### EXERCISE TASK
Retype only the lines below from the one with "Write a web" to the one with "- margin.bottom, margin.top]);", inclusive, skipping every image.

### INPUT MATERIAL
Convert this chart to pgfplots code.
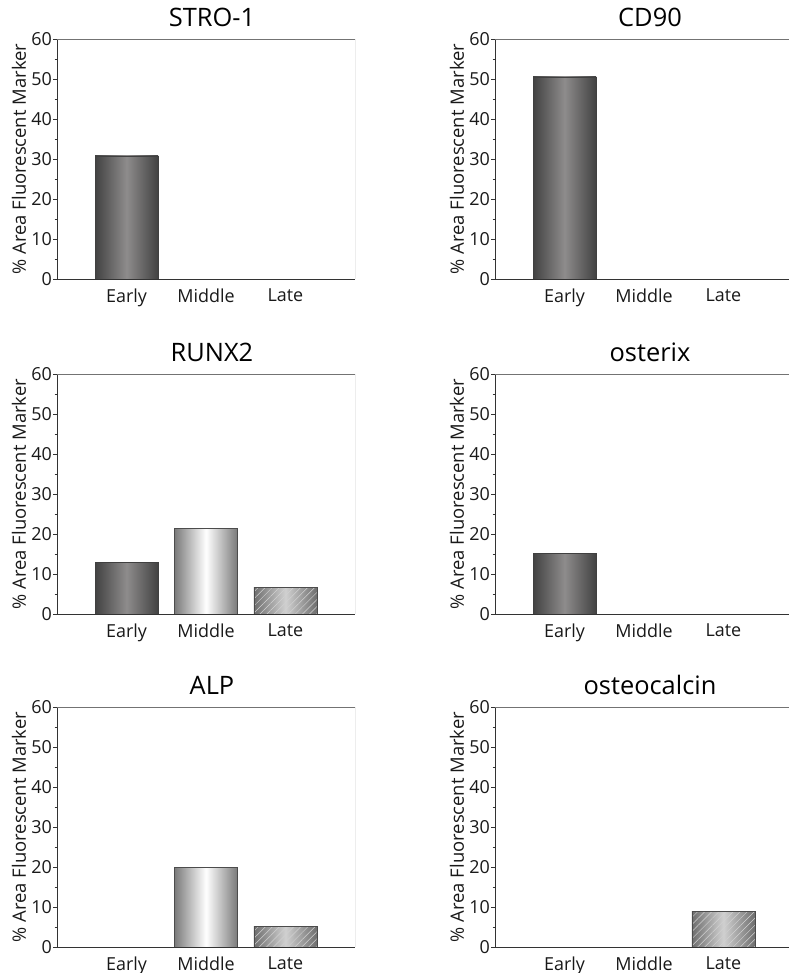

* * *

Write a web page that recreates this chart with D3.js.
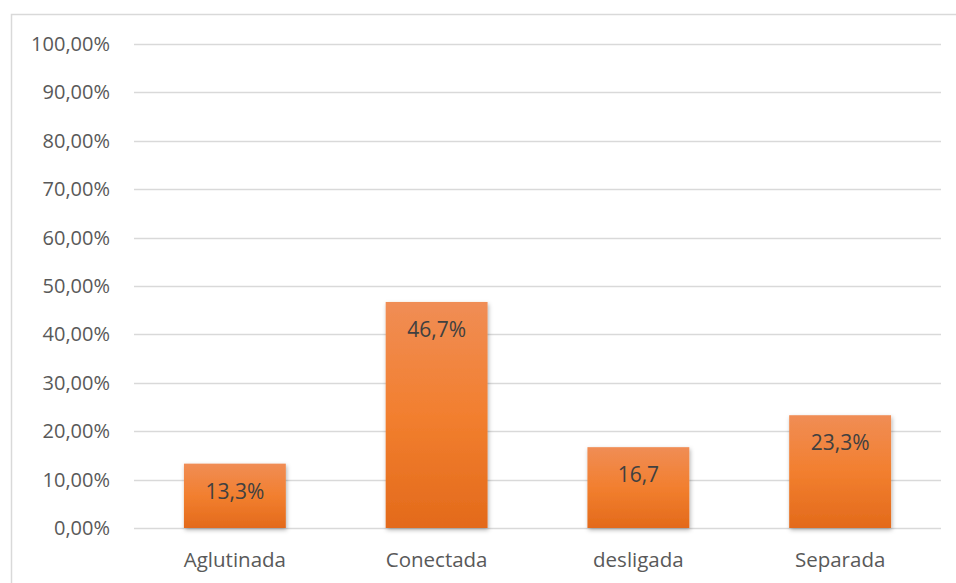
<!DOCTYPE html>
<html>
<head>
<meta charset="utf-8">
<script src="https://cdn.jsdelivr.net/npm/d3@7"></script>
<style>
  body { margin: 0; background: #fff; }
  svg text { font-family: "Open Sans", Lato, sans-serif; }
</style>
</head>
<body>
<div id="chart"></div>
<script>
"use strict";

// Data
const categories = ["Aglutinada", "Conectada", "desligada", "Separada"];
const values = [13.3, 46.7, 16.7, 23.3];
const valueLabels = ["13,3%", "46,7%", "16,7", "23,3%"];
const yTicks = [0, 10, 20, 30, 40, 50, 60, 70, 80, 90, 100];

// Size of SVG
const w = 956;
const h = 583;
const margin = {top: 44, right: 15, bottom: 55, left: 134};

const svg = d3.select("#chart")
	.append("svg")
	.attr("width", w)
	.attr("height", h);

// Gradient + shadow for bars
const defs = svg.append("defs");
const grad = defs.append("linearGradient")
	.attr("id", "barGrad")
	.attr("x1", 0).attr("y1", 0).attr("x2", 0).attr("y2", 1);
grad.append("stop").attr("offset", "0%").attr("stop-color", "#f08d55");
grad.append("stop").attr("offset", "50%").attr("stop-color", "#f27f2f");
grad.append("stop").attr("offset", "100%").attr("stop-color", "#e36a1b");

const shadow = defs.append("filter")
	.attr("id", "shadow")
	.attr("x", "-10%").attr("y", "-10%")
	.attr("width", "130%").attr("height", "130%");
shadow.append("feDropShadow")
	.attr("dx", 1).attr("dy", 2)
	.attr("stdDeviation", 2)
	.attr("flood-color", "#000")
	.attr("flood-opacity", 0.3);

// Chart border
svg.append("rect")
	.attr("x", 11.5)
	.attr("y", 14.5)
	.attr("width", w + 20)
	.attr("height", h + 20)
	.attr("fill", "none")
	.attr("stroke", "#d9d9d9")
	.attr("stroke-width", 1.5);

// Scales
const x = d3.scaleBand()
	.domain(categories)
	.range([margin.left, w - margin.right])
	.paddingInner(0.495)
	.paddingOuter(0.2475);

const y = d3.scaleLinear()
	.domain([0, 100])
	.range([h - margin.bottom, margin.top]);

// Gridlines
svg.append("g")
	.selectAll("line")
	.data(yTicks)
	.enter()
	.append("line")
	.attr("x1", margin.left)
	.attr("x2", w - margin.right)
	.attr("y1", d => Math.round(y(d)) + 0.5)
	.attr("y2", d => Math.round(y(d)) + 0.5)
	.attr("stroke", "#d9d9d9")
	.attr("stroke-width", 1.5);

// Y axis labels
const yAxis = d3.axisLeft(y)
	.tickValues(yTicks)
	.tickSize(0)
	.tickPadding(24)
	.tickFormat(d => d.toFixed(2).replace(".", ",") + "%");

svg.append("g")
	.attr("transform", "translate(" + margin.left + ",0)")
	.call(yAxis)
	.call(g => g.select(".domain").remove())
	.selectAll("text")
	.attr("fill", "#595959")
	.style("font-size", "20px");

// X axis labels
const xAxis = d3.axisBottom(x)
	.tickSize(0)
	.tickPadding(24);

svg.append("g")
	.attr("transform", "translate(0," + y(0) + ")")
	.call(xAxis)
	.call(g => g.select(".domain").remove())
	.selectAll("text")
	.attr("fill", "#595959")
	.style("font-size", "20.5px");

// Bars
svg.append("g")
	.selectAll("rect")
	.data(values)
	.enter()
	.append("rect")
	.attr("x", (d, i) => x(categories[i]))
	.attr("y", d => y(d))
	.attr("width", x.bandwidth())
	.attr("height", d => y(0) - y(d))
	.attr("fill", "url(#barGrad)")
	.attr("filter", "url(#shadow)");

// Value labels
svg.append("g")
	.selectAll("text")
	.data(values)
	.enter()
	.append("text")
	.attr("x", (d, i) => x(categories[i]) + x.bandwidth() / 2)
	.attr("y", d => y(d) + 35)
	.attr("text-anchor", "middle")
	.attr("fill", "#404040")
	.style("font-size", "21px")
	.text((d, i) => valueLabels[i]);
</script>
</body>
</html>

### RESPONSE
Write a web page that recreates this chart with D3.js.
<!DOCTYPE html>
<html>
<head>
<meta charset="utf-8">
<script src="https://cdn.jsdelivr.net/npm/d3@7"></script>
<style>
  body { margin: 0; background: #fff; }
  svg text { font-family: "Open Sans", Lato, sans-serif; }
</style>
</head>
<body>
<div id="chart"></div>
<script>
"use strict";

// Data
const categories = ["Aglutinada", "Conectada", "desligada", "Separada"];
const values = [13.3, 46.7, 16.7, 23.3];
const valueLabels = ["13,3%", "46,7%", "16,7", "23,3%"];
const yTicks = [0, 10, 20, 30, 40, 50, 60, 70, 80, 90, 100];

// Size of SVG
const w = 956;
const h = 583;
const margin = {top: 44, right: 15, bottom: 55, left: 134};

const svg = d3.select("#chart")
	.append("svg")
	.attr("width", w)
	.attr("height", h);

// Gradient + shadow for bars
const defs = svg.append("defs");
const grad = defs.append("linearGradient")
	.attr("id", "barGrad")
	.attr("x1", 0).attr("y1", 0).attr("x2", 0).attr("y2", 1);
grad.append("stop").attr("offset", "0%").attr("stop-color", "#f08d55");
grad.append("stop").attr("offset", "50%").attr("stop-color", "#f27f2f");
grad.append("stop").attr("offset", "100%").attr("stop-color", "#e36a1b");

const shadow = defs.append("filter")
	.attr("id", "shadow")
	.attr("x", "-10%").attr("y", "-10%")
	.attr("width", "130%").attr("height", "130%");
shadow.append("feDropShadow")
	.attr("dx", 1).attr("dy", 2)
	.attr("stdDeviation", 2)
	.attr("flood-color", "#000")
	.attr("flood-opacity", 0.3);

// Chart border
svg.append("rect")
	.attr("x", 11.5)
	.attr("y", 14.5)
	.attr("width", w + 20)
	.attr("height", h + 20)
	.attr("fill", "none")
	.attr("stroke", "#d9d9d9")
	.attr("stroke-width", 1.5);

// Scales
const x = d3.scaleBand()
	.domain(categories)
	.range([margin.left, w - margin.right])
	.paddingInner(0.495)
	.paddingOuter(0.2475);

const y = d3.scaleLinear()
	.domain([0, 100])
	.range([h - margin.bottom, margin.top]);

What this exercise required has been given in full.